Requirements:
Lines containing "with" are to be counted. Report the count alone.

Material for this exercise:
[Begin]
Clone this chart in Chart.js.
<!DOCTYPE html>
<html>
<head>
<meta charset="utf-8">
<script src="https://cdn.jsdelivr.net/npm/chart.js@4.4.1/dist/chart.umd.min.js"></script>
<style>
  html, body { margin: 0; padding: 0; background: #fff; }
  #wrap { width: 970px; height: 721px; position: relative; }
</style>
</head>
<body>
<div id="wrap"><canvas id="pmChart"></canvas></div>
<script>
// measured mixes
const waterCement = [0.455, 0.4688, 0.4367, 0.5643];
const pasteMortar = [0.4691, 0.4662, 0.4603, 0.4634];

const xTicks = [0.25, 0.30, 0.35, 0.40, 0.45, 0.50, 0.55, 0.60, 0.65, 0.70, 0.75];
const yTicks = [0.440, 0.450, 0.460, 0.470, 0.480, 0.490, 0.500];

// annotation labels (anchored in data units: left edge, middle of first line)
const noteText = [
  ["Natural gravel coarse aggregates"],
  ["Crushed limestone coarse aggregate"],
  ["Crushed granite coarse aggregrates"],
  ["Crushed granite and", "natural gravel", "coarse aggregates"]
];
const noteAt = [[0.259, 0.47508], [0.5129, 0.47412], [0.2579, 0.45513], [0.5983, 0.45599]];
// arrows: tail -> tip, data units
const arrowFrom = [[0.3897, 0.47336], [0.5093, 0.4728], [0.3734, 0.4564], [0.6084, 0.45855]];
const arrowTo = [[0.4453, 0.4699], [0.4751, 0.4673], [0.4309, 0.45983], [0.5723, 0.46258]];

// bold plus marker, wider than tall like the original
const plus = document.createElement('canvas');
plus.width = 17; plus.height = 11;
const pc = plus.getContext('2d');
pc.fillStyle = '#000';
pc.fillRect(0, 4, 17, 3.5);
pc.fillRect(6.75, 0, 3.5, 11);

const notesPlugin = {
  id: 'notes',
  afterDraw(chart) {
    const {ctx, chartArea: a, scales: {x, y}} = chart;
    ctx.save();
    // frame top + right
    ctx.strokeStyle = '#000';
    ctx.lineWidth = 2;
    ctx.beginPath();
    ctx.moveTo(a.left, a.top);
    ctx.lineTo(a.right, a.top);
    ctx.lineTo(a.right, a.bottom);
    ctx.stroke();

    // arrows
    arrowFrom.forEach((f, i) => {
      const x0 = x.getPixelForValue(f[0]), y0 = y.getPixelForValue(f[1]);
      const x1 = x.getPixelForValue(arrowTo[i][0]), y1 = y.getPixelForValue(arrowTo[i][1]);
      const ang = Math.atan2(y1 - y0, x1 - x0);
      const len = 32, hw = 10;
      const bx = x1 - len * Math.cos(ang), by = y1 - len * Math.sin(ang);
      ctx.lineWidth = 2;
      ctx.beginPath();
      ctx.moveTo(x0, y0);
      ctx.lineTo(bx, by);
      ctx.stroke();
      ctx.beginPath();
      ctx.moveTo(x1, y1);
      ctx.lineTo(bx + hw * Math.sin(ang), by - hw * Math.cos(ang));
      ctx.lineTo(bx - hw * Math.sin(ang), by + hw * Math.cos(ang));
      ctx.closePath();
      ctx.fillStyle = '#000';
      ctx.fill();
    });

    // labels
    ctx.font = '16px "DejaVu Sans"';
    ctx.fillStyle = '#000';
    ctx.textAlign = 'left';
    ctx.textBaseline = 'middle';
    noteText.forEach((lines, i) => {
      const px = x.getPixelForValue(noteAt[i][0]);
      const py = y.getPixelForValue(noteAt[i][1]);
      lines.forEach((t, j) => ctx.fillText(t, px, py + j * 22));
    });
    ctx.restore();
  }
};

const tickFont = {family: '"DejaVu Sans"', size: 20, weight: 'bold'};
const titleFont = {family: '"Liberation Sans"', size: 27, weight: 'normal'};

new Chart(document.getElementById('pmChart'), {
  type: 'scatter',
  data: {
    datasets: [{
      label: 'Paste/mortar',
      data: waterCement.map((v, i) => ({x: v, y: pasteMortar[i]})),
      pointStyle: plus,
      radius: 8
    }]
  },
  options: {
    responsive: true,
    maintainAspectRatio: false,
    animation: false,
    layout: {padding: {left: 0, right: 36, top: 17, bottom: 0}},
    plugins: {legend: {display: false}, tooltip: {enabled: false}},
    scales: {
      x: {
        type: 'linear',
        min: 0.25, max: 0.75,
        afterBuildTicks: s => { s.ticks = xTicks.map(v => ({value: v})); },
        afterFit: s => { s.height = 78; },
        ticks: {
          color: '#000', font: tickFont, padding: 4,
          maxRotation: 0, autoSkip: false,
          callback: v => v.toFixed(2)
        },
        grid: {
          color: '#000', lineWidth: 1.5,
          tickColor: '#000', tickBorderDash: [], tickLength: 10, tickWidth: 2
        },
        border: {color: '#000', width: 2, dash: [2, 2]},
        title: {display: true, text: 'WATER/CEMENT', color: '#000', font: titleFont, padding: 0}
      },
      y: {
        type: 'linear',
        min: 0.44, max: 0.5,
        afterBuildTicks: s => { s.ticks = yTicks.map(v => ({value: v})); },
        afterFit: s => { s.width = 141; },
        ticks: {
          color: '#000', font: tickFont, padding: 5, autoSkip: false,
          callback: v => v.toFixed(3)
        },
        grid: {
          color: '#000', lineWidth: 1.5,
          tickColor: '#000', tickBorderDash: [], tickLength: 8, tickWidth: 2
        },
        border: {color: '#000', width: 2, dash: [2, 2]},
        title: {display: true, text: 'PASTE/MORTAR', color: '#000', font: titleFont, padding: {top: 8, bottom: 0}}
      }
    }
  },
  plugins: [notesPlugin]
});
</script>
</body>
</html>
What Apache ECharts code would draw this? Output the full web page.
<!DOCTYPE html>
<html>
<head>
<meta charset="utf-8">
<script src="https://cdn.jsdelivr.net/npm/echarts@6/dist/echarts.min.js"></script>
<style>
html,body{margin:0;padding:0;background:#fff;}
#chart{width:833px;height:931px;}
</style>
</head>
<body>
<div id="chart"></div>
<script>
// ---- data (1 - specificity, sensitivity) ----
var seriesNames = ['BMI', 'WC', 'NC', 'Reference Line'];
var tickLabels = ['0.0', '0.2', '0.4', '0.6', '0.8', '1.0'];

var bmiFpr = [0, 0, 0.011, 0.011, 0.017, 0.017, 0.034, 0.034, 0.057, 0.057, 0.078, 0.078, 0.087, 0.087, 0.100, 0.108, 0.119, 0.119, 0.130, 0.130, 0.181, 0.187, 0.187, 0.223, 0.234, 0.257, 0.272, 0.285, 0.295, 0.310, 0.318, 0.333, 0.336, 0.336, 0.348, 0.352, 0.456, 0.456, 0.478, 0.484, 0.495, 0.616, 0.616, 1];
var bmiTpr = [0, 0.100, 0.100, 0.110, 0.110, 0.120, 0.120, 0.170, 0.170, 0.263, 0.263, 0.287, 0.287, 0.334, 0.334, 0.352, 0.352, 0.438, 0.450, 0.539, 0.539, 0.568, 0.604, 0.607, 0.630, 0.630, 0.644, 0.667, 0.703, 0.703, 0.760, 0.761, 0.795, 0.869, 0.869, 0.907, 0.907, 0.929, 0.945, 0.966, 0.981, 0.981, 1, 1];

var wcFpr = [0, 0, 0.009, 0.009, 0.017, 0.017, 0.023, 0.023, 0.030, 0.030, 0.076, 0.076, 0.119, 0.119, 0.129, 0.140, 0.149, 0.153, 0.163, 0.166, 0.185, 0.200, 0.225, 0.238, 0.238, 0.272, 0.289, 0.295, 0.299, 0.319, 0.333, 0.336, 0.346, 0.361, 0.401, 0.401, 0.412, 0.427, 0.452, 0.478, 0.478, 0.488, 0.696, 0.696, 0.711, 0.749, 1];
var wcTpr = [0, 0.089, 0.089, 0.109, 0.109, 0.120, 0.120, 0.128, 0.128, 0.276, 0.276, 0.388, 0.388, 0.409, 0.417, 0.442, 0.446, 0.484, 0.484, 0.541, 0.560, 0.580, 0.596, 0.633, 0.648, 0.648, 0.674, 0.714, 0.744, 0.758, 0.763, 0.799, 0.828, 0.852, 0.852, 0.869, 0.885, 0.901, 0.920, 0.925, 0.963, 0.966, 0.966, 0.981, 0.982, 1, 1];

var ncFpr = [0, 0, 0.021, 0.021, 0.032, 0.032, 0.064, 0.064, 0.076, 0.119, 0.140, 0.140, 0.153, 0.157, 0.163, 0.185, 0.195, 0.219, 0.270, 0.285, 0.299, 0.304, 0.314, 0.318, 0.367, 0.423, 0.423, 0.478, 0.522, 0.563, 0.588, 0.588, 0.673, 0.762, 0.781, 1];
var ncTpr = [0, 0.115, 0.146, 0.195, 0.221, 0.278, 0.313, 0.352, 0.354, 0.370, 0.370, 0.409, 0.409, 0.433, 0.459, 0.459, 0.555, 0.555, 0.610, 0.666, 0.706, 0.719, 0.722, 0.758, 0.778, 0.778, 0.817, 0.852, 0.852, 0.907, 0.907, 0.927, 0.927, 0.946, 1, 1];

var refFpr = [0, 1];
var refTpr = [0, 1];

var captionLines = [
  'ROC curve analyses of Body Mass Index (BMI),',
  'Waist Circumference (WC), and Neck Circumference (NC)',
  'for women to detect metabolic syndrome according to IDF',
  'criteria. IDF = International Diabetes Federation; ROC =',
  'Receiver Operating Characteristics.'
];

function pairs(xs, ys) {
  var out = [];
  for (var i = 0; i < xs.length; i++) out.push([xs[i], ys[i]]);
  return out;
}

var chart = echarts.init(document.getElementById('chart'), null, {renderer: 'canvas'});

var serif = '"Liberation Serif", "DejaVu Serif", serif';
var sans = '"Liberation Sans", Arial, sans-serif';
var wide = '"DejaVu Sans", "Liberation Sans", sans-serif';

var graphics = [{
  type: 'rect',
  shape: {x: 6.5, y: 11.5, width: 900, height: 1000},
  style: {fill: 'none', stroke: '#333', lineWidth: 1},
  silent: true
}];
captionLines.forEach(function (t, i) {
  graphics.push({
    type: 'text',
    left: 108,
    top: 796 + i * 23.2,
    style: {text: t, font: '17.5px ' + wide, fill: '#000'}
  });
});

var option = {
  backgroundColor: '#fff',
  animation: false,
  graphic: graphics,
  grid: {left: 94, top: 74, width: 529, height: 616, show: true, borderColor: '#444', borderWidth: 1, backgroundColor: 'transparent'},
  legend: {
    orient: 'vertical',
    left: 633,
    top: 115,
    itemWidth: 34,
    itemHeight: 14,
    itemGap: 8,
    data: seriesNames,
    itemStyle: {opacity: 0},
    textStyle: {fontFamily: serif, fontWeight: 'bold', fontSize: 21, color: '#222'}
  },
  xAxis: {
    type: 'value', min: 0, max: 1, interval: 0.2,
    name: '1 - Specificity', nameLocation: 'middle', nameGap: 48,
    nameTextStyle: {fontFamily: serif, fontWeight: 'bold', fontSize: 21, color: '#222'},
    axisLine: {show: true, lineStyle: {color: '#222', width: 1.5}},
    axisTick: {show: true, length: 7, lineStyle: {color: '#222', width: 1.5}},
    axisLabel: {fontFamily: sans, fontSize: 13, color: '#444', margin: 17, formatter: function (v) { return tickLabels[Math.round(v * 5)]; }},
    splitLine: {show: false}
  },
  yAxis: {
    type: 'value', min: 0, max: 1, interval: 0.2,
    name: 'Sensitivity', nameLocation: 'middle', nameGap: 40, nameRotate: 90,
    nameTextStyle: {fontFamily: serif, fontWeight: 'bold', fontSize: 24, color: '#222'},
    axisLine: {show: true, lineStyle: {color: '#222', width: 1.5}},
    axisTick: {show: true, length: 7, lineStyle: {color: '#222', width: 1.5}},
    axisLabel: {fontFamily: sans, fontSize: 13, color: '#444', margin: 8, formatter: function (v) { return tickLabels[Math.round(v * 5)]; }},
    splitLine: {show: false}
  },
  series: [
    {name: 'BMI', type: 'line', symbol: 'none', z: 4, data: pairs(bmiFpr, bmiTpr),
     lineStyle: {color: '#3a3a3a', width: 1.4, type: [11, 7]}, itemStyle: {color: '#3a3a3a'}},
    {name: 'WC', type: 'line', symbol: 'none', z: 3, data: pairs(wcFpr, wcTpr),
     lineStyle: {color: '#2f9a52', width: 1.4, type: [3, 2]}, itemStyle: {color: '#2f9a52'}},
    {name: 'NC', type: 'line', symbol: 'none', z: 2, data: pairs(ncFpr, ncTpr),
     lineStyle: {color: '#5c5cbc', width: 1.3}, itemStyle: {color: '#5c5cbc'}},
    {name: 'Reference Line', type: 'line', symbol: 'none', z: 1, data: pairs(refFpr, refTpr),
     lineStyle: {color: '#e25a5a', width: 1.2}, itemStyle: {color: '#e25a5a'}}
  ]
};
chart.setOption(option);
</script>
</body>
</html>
[End]
[Begin]
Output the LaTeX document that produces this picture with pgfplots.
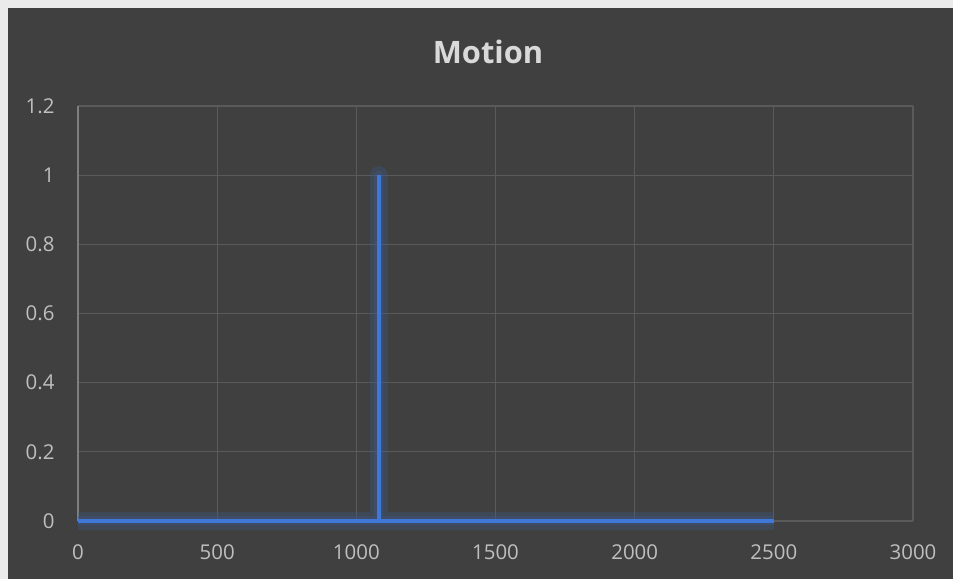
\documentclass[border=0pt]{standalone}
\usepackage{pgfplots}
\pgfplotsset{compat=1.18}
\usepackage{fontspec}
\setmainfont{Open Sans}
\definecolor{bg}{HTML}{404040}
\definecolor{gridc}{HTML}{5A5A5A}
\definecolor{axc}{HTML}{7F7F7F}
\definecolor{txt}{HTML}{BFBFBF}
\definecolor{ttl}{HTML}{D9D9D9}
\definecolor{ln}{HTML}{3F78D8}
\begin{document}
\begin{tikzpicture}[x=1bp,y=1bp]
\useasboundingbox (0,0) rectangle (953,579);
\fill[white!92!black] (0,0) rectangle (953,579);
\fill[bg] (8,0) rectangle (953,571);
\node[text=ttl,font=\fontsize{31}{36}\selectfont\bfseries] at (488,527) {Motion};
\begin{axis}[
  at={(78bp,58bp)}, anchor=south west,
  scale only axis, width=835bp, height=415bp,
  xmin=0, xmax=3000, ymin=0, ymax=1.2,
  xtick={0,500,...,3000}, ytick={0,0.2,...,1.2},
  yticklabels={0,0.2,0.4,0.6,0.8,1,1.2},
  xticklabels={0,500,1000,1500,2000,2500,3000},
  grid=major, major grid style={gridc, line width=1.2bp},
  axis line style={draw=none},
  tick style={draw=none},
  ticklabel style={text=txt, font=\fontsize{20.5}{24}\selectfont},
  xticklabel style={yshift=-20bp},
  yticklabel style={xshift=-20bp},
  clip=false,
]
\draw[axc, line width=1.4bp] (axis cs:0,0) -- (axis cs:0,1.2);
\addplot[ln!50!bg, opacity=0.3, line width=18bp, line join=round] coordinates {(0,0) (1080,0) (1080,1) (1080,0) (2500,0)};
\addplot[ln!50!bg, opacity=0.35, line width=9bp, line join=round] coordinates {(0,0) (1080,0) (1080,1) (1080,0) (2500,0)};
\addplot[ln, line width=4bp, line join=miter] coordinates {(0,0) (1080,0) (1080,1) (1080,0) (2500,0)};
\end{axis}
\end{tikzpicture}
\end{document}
[End]
[Begin]
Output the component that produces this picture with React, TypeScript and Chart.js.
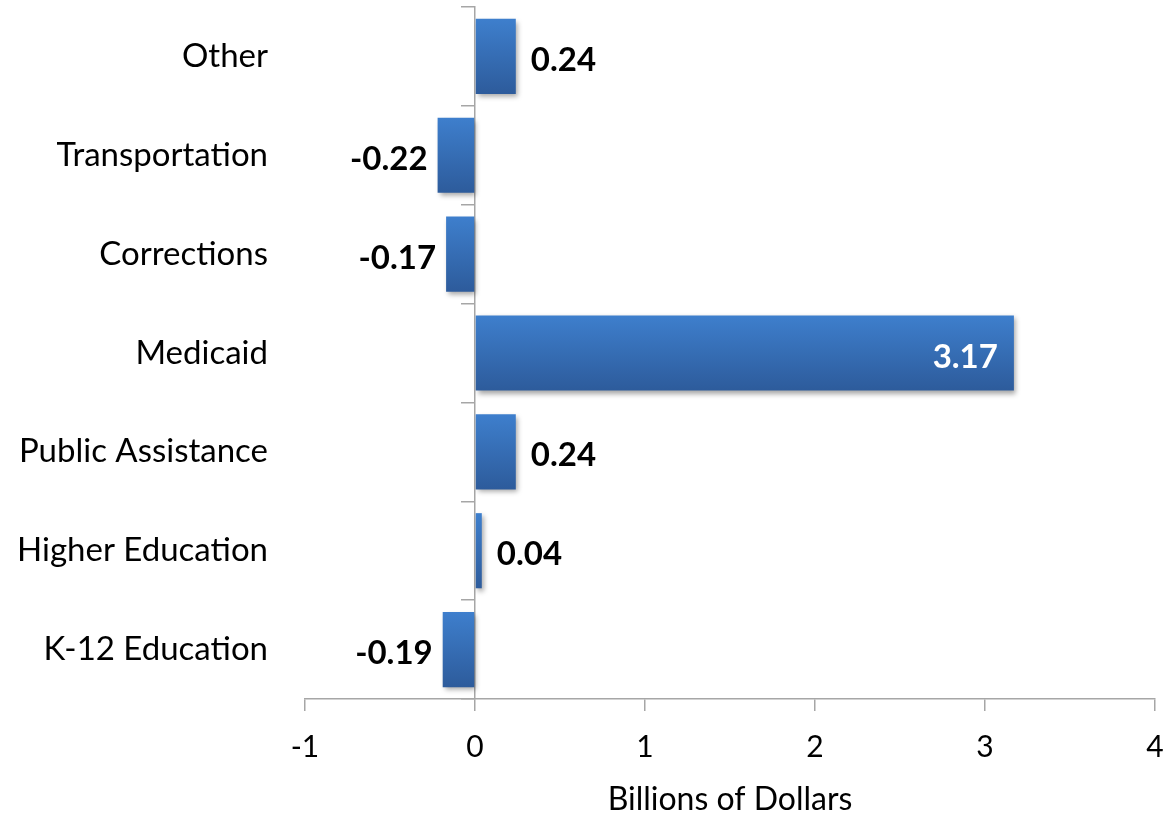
[End]
Output:
2